As one protester in Isfahan put it: “You don’t need a CIA manual to know your table is empty and your friends are in prison.”

The “Foreign Script” Theory

Iranian officials frame the unrest as a “hybrid war” orchestrated by the US, Israel, and Saudi Arabia. In 2022, Parliament tightened control over cyberspace, branding social media platforms “espionage tools.”

Evidence cited by state media includes:

  • Social media amplification: The hashtag #MahsaAmini generated over 280 million tweets. Officials claim bot networks boosted anti-regime content.
  • Logistical support: Security forces reported seizing weapons along Kurdish borders; comments by John Bolton in 2022 about arming opposition groups fueled propaganda.
  • Diaspora funding: Coverage by Iran International and BBC Persian is portrayed as proof of Western orchestration.

Counter-Argument: Decentralized Spark

International monitors argue the “foreign script” theory ignores the protests’ leaderless, spontaneous, horizontal organization. Unlike a Western-backed operation, there is no government-in-waiting or unified military strategy.

Comparative Protest Landscape

Iranian dissent has evolved:

  • 2009 Green Movement: Reformist, transparency-focused.
  • 2019 Bloody November: Triggered by fuel price hikes.
  • 2022–2026 Gen-Z protests: Existential, demanding secular dignity and autonomy.

Battleground of the Mind

The conflict is psychological. The state warns of “Syrianization” if the regime falls. Protesters counter with humor, art, and music. Shervin Hajipour’s “Baraye” became the anthem, listing everyday grievances rather than foreign policy.

The 2025–2026 Shift

By January 2026, protests sharpened around economics. Inflation, sanctions, and the “Twelve-Day War” fueled chants of “Neither Gaza nor Lebanon, my life for Iran”. The slogans shifted from gender equality to anger at foreign expenditures.

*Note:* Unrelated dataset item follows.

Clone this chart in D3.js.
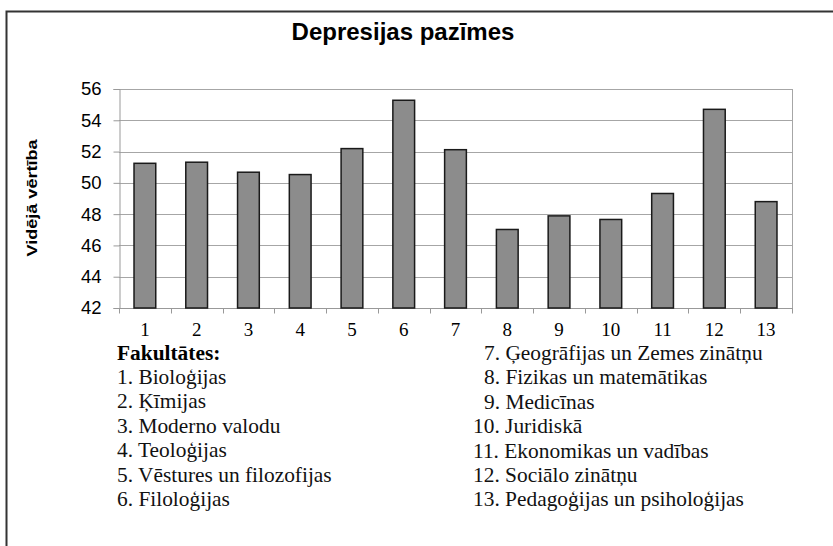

 Local Rage, Global Echoes

To view the protests solely as a foreign script ignores the lived suffering of millions of young Iranians. To see them as disconnected from geopolitics ignores how dissent is amplified globally. The truth lies in the intersection: local rage is the engine, global connectivity the fuel. The script is not written in Washington or Tel Aviv—it is being written in real time on TikTok and Telegram by a generation that has realized the state’s greatest fear is not a foreign army, but its own children.